- REQUEST: Below are some entries. Copy each line that holds the string "this".

- RECORDS FOR THE TASK:
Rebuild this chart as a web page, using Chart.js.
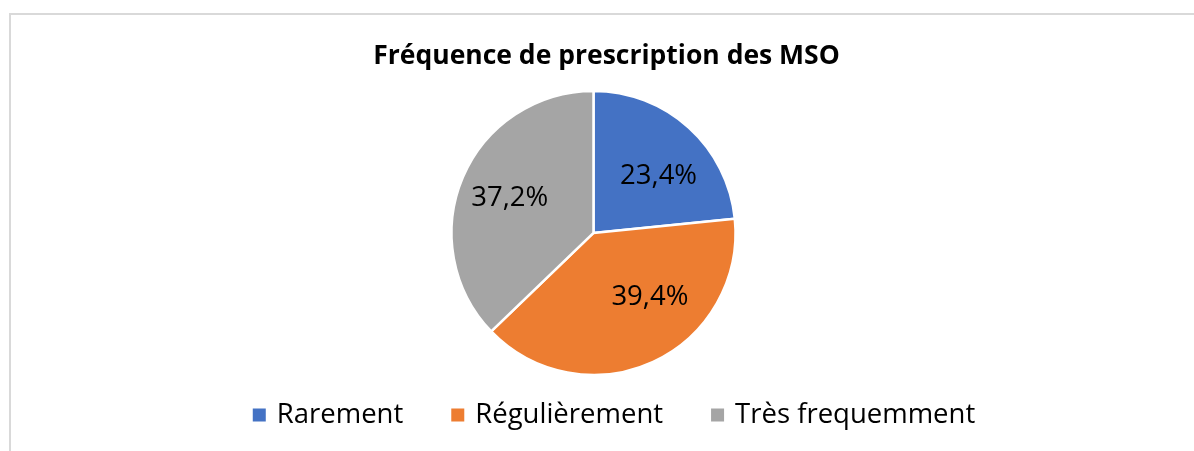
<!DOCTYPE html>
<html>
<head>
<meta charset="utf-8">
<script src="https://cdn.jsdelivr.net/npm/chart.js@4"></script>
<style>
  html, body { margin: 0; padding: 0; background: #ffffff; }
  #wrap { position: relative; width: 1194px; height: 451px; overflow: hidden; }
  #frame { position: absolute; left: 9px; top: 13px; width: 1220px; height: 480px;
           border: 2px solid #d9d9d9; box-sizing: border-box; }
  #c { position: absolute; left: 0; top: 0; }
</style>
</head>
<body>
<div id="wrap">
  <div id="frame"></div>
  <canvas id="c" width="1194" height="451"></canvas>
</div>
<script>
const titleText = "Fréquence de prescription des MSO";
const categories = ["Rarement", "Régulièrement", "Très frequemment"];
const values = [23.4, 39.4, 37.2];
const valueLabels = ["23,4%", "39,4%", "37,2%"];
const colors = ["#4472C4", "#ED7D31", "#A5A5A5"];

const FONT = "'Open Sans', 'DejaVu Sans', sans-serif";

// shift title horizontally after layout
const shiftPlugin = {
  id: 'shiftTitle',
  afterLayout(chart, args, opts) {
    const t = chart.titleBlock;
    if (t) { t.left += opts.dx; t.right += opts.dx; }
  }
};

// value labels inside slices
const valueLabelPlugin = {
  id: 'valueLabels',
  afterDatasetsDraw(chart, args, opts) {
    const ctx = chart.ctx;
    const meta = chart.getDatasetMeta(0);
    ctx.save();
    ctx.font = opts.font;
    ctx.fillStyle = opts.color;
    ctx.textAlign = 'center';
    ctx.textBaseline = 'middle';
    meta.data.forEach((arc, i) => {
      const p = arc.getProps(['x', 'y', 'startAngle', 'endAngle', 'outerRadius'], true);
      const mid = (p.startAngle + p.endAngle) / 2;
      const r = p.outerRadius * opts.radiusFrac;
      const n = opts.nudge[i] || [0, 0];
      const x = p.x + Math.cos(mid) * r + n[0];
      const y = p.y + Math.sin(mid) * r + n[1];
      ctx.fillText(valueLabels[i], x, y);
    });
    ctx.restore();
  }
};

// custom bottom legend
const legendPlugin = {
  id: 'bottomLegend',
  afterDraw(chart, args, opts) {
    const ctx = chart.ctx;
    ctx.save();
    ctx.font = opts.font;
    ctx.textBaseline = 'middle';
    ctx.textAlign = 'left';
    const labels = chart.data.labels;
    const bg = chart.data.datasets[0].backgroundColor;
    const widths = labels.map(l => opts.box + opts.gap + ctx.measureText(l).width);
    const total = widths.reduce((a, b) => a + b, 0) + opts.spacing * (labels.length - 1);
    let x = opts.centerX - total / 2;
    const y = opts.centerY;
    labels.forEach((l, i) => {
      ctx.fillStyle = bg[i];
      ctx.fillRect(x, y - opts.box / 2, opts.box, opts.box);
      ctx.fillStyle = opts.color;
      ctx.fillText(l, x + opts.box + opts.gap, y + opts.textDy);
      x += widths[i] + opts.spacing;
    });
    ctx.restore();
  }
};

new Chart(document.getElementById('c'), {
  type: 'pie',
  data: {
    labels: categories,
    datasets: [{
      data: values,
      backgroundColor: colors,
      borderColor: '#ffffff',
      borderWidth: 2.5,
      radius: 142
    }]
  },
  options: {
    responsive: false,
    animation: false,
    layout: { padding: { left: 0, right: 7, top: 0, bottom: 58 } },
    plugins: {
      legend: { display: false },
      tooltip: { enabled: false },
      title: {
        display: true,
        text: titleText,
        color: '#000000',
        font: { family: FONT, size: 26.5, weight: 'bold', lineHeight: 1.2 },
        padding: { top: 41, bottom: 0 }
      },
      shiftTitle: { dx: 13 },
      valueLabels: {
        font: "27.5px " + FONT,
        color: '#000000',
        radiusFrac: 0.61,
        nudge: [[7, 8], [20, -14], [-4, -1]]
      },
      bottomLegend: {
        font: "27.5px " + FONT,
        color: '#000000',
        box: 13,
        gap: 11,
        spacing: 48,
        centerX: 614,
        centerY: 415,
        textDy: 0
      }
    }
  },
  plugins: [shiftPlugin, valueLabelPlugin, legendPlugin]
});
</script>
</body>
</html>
==
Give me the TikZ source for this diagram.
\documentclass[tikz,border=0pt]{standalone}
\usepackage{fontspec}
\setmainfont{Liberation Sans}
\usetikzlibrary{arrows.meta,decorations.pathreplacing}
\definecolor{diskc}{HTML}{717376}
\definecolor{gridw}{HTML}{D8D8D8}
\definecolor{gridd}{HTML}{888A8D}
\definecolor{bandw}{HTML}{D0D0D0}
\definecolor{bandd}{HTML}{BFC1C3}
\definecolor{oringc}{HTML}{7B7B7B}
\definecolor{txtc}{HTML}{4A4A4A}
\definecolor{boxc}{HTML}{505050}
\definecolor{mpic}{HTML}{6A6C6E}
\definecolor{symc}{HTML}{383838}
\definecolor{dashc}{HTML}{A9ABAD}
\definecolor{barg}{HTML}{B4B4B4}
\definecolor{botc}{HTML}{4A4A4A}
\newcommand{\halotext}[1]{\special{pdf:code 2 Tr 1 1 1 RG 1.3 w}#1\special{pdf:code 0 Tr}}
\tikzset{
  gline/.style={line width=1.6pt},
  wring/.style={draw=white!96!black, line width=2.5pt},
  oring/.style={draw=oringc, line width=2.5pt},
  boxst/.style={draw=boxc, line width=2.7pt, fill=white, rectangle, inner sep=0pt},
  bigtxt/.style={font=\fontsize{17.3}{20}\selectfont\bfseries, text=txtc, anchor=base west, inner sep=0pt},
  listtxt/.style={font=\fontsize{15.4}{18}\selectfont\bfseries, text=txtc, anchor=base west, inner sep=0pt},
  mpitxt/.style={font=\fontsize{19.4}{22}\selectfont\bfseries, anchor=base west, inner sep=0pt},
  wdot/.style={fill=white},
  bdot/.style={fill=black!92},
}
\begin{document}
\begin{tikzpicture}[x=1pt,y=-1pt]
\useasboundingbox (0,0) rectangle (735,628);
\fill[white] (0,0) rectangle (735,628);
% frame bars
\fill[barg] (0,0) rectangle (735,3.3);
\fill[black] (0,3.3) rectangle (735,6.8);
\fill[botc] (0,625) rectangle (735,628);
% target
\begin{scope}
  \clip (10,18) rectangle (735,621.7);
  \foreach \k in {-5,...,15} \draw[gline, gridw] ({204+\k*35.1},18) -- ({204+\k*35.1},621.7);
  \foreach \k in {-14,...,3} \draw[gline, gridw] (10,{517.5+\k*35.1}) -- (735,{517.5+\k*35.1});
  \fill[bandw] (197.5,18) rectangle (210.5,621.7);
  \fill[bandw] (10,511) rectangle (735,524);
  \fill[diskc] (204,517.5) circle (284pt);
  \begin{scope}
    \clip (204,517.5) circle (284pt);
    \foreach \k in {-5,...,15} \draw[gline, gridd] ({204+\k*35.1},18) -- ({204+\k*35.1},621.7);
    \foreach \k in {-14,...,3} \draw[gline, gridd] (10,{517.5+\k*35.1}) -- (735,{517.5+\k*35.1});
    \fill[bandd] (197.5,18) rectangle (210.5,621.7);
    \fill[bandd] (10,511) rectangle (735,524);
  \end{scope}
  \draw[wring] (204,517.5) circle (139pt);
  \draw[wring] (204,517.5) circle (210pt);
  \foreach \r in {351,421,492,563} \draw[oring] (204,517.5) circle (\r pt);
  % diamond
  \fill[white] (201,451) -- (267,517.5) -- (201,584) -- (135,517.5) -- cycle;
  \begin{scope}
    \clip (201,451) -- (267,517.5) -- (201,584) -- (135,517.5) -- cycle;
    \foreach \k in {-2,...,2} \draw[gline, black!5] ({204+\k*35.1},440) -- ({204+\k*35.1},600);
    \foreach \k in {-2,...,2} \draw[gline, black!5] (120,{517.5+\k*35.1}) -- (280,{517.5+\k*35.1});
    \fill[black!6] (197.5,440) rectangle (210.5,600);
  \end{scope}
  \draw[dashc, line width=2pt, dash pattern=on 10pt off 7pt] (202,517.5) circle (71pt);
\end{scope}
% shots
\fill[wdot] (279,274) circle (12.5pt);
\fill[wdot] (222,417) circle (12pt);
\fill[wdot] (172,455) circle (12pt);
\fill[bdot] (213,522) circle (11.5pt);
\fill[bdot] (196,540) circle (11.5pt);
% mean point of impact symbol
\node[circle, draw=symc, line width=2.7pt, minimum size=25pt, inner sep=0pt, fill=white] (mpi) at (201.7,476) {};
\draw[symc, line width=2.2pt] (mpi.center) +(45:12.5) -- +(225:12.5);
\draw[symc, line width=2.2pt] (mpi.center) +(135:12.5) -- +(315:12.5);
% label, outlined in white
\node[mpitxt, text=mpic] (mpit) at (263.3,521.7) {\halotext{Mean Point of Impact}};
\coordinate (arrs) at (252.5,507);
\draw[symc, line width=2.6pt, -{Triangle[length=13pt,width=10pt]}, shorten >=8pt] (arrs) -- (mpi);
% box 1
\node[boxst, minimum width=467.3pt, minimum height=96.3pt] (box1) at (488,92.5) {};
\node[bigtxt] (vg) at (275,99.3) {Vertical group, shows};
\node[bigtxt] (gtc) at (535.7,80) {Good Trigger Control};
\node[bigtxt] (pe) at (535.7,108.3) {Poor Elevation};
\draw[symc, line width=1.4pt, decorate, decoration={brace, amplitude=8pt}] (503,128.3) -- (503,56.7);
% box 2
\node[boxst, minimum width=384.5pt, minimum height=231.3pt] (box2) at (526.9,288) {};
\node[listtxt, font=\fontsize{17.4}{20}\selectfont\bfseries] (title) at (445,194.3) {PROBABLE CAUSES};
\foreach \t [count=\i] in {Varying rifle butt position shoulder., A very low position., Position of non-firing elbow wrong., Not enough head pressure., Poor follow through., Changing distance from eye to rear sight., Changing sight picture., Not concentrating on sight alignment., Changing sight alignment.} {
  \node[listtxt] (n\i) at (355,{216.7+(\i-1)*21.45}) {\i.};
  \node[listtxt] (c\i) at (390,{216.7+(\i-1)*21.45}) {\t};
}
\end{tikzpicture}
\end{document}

- ANSWER TO THE TASK:
Rebuild this chart as a web page, using Chart.js.
Give me the TikZ source for this diagram.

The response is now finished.